- Born: September 3, 1994 Osmancık, Çorum, Turkey
- Died: June 9, 2017 (aged 22) Kozluk, Batman, Turkey
- Cause of death: Gunshot wound
- Resting place: Osmancık, Çorum
- Citizenship: Turkish
- Education: Necmettin Erbakan University
- Occupation: Music teacher

= Killing of Şenay Aybüke Yalçın =

Turkish teacher killed by Kurdish militants (PKK)

Şenay Aybüke Yalçın (3 September 1994 – 9 June 2017) was a Turkish teacher. In 2016, she was appointed as a music teacher at Kozluk Multi-Program Anatolian High School in the Kozluk district of Batman. She died in 2017 after being struck by a bullet during an attack by the Kurdistan Workers' Party (PKK) targeting the mayor of Kozluk.

After Aybüke Yalçın was killed by the PKK, various institutions and places across the country were named in her memory, and competitions and tournaments were organized in her honor. A film about her life was released in 2023.

== Life ==
Şenay was born on September 3, 1994, in the Osmancık district of Çorum. Her name was given by her parents, who were deeply affected by the death of a young girl in a cartoon depicting the Khojaly Massacre. They combined the name of the character, Aybüke, with her paternal grandmother's name, Şenay.

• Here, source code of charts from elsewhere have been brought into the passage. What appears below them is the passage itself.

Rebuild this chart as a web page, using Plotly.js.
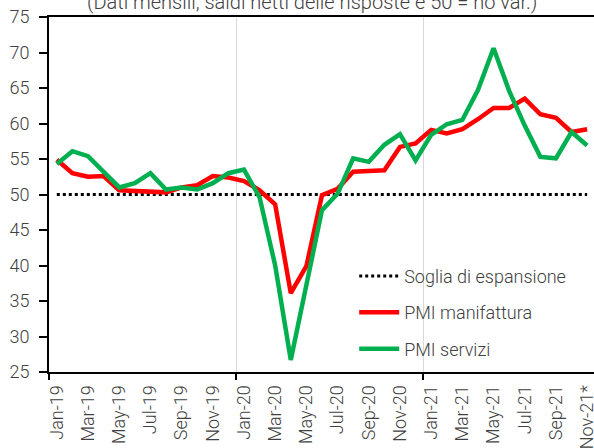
<!DOCTYPE html>
<html>
<head>
<meta charset="utf-8">
<script src="https://cdn.plot.ly/plotly-3.0.1.min.js"></script>
<style>html,body{margin:0;padding:0;background:#fff;}#chart{width:594px;height:448px;}</style>
</head>
<body>
<div id="chart"></div>
<script>
const months = ["Jan-19","Feb-19","Mar-19","Apr-19","May-19","Jun-19","Jul-19","Aug-19","Sep-19","Oct-19","Nov-19","Dec-19",
"Jan-20","Feb-20","Mar-20","Apr-20","May-20","Jun-20","Jul-20","Aug-20","Sep-20","Oct-20","Nov-20","Dec-20",
"Jan-21","Feb-21","Mar-21","Apr-21","May-21","Jun-21","Jul-21","Aug-21","Sep-21","Oct-21","Nov-21*"];
const pmiManifattura = [54.9,53.0,52.5,52.6,50.6,50.5,50.4,50.3,51.0,51.3,52.6,52.4,
51.9,50.6,48.6,36.1,39.9,49.9,50.8,53.2,53.3,53.4,56.7,57.2,
59.1,58.6,59.2,60.6,62.2,62.2,63.5,61.3,60.8,58.8,59.2];
const pmiServizi = [54.3,56.1,55.4,53.1,51.0,51.6,53.0,50.7,51.0,50.7,51.6,53.0,
53.5,49.6,40.0,26.7,37.5,47.8,50.1,55.1,54.6,57.0,58.5,54.8,
58.4,59.9,60.5,64.7,70.6,64.6,59.7,55.3,55.1,58.8,56.9];
const soglia = months.map(() => 50);
const titleText = "(Dati mensili, saldi netti delle risposte e 50 = no var.)";
const legendNames = ["Soglia di espansione","PMI manifattura","PMI servizi"];

const idx = months.map((m, i) => i);
const labelIdx = idx.filter(i => i % 2 === 0);
const labelText = labelIdx.map(i => months[i]);
const yearBounds = idx.filter(i => i % 12 === 0).map(i => i - 0.5);

const fontFam = "Roboto, 'Open Sans', sans-serif";
const txtCol = "#404040";
const mkFont = (s) => ({family: fontFam, size: s, color: txtCol, weight: 300});

const traces = [
  {x: idx, y: soglia, name: legendNames[0], mode: "lines", legendgroup: "a",
   line: {color: "#000000", width: 3, dash: "dot"}},
  {x: idx, y: pmiManifattura, name: legendNames[1], mode: "lines", legendgroup: "b",
   line: {color: "#FF0000", width: 4.5}},
  {x: idx, y: pmiServizi, name: legendNames[2], mode: "lines", legendgroup: "c",
   line: {color: "#00B050", width: 4.5}},
  {x: [idx[0]], y: [null], xaxis: "x2", showlegend: false, hoverinfo: "skip", mode: "lines"}
];

const xr = [-0.5, 34.44];
const layout = {
  width: 594, height: 448,
  margin: {l: 49, r: 0, t: 17, b: 76},
  paper_bgcolor: "#ffffff", plot_bgcolor: "#ffffff",
  font: mkFont(18),
  showlegend: true,
  legend: {x: 0.56, y: 0.322, xanchor: "left", yanchor: "top",
           font: mkFont(18), itemwidth: 40,
           bgcolor: "rgba(0,0,0,0)", tracegroupgap: 10},
  xaxis: {range: xr, tickmode: "array", tickvals: labelIdx, ticktext: labelText,
          tickangle: -90, ticks: "", showgrid: false, zeroline: false,
          showline: true, linecolor: "#000000", linewidth: 2, mirror: true,
          ticklabeloverflow: "allow", ticklabelstandoff: 4,
          tickfont: mkFont(18)},
  xaxis2: {range: xr, overlaying: "x", tickmode: "array", tickvals: yearBounds,
           showticklabels: false, ticks: "outside", ticklen: 7, tickwidth: 2, tickcolor: "#000000",
           showgrid: true, gridcolor: "#d9d9d9", gridwidth: 1, zeroline: false, showline: false},
  yaxis: {range: [25, 75], dtick: 5, tick0: 25, ticks: "outside", ticklen: 8, tickwidth: 2,
          tickcolor: "#000000", showline: true, linecolor: "#000000", linewidth: 2,
          showgrid: false, zeroline: false, ticklabelstandoff: 6,
          tickfont: mkFont(18)},
  annotations: [{text: titleText, xref: "paper", yref: "paper", x: 0.483, y: 1,
                 xanchor: "center", yanchor: "middle", yshift: 15, showarrow: false,
                 font: mkFont(20)}]
};

Plotly.newPlot("chart", traces, layout, {displayModeBar: false, staticPlot: true});
</script>
</body>
</html>
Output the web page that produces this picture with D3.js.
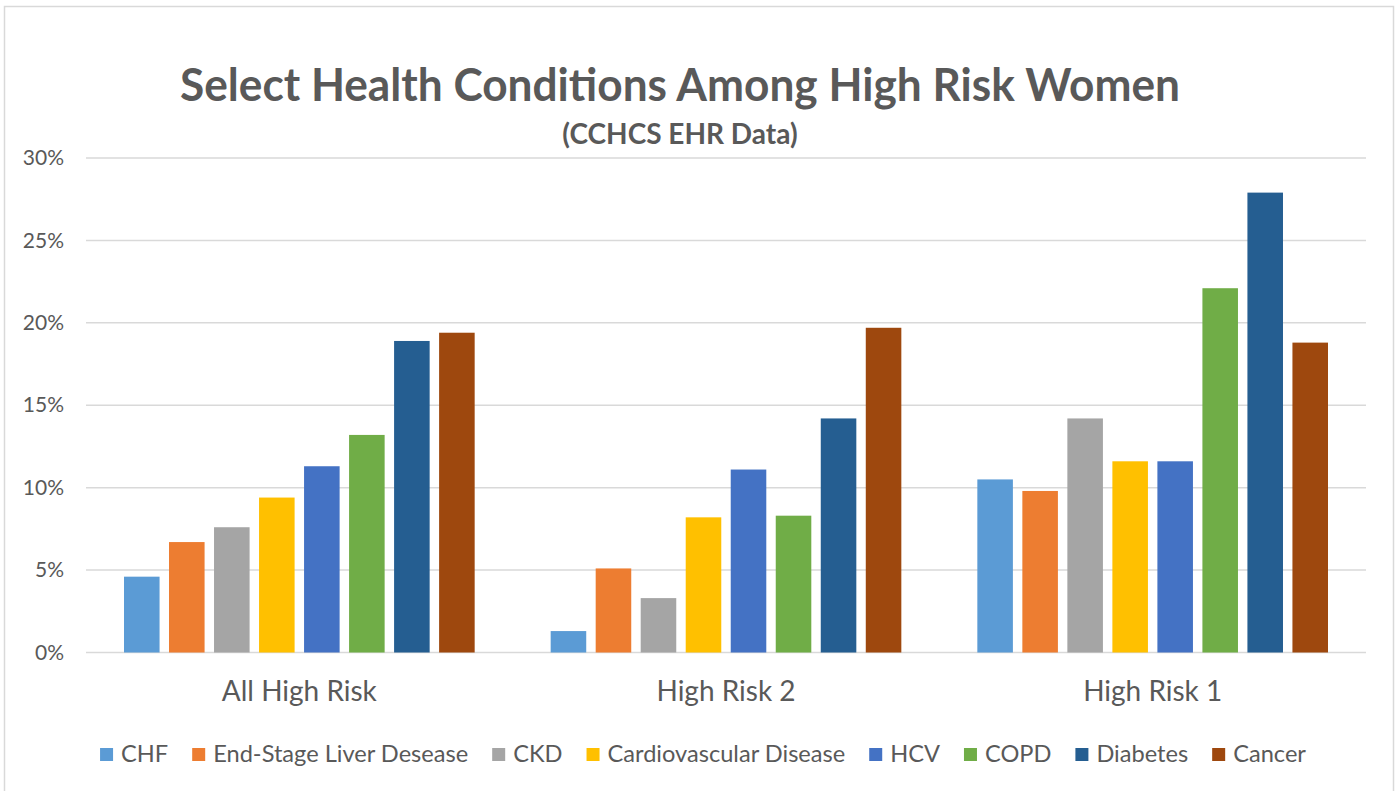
<!DOCTYPE html>
<html>
<head>
<meta charset="utf-8">
<script src="https://cdn.jsdelivr.net/npm/d3@7/dist/d3.min.js"></script>
<style>
  html, body { margin: 0; padding: 0; background: #fff; }
  svg { display: block; font-family: Lato, "Open Sans", sans-serif; }
</style>
</head>
<body>
<svg id="chart" width="1395" height="791"></svg>
<script>
const categories = ["All High Risk", "High Risk 2", "High Risk 1"];
const seriesNames = ["CHF", "End-Stage Liver Desease", "CKD", "Cardiovascular Disease", "HCV", "COPD", "Diabetes", "Cancer"];
const seriesColors = ["#5B9BD5", "#ED7D31", "#A5A5A5", "#FFC000", "#4472C4", "#70AD47", "#255E91", "#9E480E"];
// values in percent, one array per series, ordered by categories
const CHF = [4.6, 1.3, 10.5];
const ESLD = [6.7, 5.1, 9.8];
const CKD = [7.6, 3.3, 14.2];
const CVD = [9.4, 8.2, 11.6];
const HCV = [11.3, 11.1, 11.6];
const COPD = [13.2, 8.3, 22.1];
const Diabetes = [18.9, 14.2, 27.9];
const Cancer = [19.4, 19.7, 18.8];
const seriesValues = [CHF, ESLD, CKD, CVD, HCV, COPD, Diabetes, Cancer];
const yTicks = [0, 5, 10, 15, 20, 25, 30];

const svg = d3.select("#chart");
const textColor = "#595959";
const gridColor = "#D9D9D9";

// outer border
svg.append("rect").attr("x", 4.5).attr("y", 6.5).attr("width", 1389).attr("height", 800)
  .attr("fill", "none").attr("stroke", gridColor).attr("stroke-width", 1.5);

const plot = { left: 86, right: 1366, top: 158, bottom: 652.5 };

const y = d3.scaleLinear().domain([0, 30]).range([plot.bottom, plot.top]);
const x0 = d3.scaleBand().domain(categories).range([plot.left, plot.right]).padding(0);
const groupPad = 38;
const x1 = d3.scaleBand().domain(seriesNames).range([groupPad, x0.bandwidth() - groupPad]).paddingInner(0.21).paddingOuter(0);

// gridlines
svg.append("g").selectAll("line").data(yTicks).join("line")
  .attr("x1", plot.left).attr("x2", plot.right)
  .attr("y1", d => y(d)).attr("y2", d => y(d))
  .attr("stroke", gridColor).attr("stroke-width", 1.5);

// y axis labels
const yAxis = d3.axisLeft(y).tickValues(yTicks).tickFormat(d => d + "%").tickSize(0).tickPadding(0);
const yg = svg.append("g").attr("transform", `translate(${plot.left - 22},0)`).call(yAxis);
yg.select(".domain").remove();
yg.selectAll("text").attr("fill", textColor).style("font-size", "21px").style("font-family", "Lato, sans-serif");

// bars
const groups = svg.append("g").selectAll("g").data(categories).join("g")
  .attr("transform", d => `translate(${x0(d)},0)`);
groups.selectAll("rect")
  .data((cat, ci) => seriesNames.map((s, si) => ({ s, si, v: seriesValues[si][ci] })))
  .join("rect")
  .attr("x", d => x1(d.s))
  .attr("width", x1.bandwidth())
  .attr("y", d => y(d.v))
  .attr("height", d => y(0) - y(d.v))
  .attr("fill", d => seriesColors[d.si]);

// x axis labels
const xAxis = d3.axisBottom(x0).tickSize(0).tickPadding(0);
const xg = svg.append("g").attr("transform", `translate(0,${plot.bottom + 29})`).call(xAxis);
xg.select(".domain").remove();
xg.selectAll("text").attr("fill", textColor).style("font-size", "28px").style("font-family", "Lato, sans-serif");

// title
svg.append("text").attr("x", 680).attr("y", 101).attr("text-anchor", "middle")
  .attr("fill", textColor).style("font-size", "45px").style("font-weight", "bold")
  .attr("textLength", 1000).attr("lengthAdjust", "spacingAndGlyphs")
  .text("Select Health Conditions Among High Risk Women");
svg.append("text").attr("x", 680).attr("y", 144).attr("text-anchor", "middle")
  .attr("fill", textColor).style("font-size", "28px").style("font-weight", "bold")
  .text("(CCHCS EHR Data)");

// legend
const legend = svg.append("g");
const items = legend.selectAll("g").data(seriesNames).join("g");
items.append("rect").attr("width", 13).attr("height", 13).attr("y", -14)
  .attr("fill", (d, i) => seriesColors[i]);
items.append("text").attr("x", 21).attr("y", 0).attr("fill", textColor)
  .style("font-size", "23.6px").text(d => d);
let cx = 0;
const gap = 24;
items.each(function () {
  const w = 21 + d3.select(this).select("text").node().getComputedTextLength();
  d3.select(this).attr("transform", `translate(${cx},0)`);
  cx += w + gap;
});
const total = cx - gap;
legend.attr("transform", `translate(${703 - total / 2},762)`);
</script>
</body>
</html>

She graduated from Körfez Anatolian High School. During this time, she received music education at the Edremit Culture and Arts Association. Later, she graduated from Necmettin Erbakan University's Music Teaching Department. In 2016, she was appointed as a music teacher at Kozluk Multi-Program Anatolian High School in the Kozluk district of Batman. She was also a scout leader.

== Death ==
On 9 June 2017, after distributing report cards to her students, she and four friends got into a car and drove off. A PKK attacker, waiting in a taxi he had hijacked on a side road in the town center, opened fire with a long-range weapon on a vehicle belonging to Mayor Veysi Işık as it passed in front of him. Although the mayor's car attempted to maneuver and escape, the attacker continued firing at the vehicle. Yalçın was close to the scene during the attack, and several of the bullets struck her. She was taken to Kozluk State Hospital with severe injuries and died shortly after. Her body was transported to her birthplace, Osmancık, where she was buried.

== Perpetrators ==
The person who carried out the attack fled the area. When he arrived in front of the Bekirhan Gendarmerie Station during his escape, the gendarmerie shouted "Stop!" but he did not heed the warning and detonated the vehicle he was in. On March 22, 2018, it was announced that the PKK member codenamed "Agit," who had prepared the bomb device, was killed in a gendarmerie operation in the rural area of Sason district. Additionally, in the case related to the attack, five people were sentenced to 18 years in prison for "providing weapons to a terrorist organization" by the Batman 3rd Heavy Penal Court.

== Memory ==
After her death, her name was given to the Kozluk Multi-Program Anatolian High School where she worked, the Körfez Anatolian High School from which she graduated, the Hospital Street where the attack took place, and the orchestra hall at Necmettin Erbakan University, from which she also graduated. Across Turkey, her name has been given to a middle school in Osmancık, a public library in Batman, a guesthouse in Kozluk, the library of a school in Bozbulut village in Muş, a library in Dörtyol, an art workshop at a high school in Pozantı, an overpass in Safranbolu, a street in Çankaya, a classroom at Batman University, and a public library in Keçiören. Additionally, her name has been given to three kindergartens and a nursery in Hatay, Karabük, and Ankara. In Çorum, a cultural center and an art center at a high school were opened in her memory. On May 2, 2023, Recep Tayyip Erdoğan announced that an oil well discovered on Küpeli Mountain would be named after the teacher.

In her memory, a table tennis tournament was held in 2017, a Turkish folk music solo singing competition took place in 2018, and a volleyball tournament was organized in 2021. The film "Aybüke: I Became a Teacher" which tells the story of Yalçın's life, was released on November 24, 2023.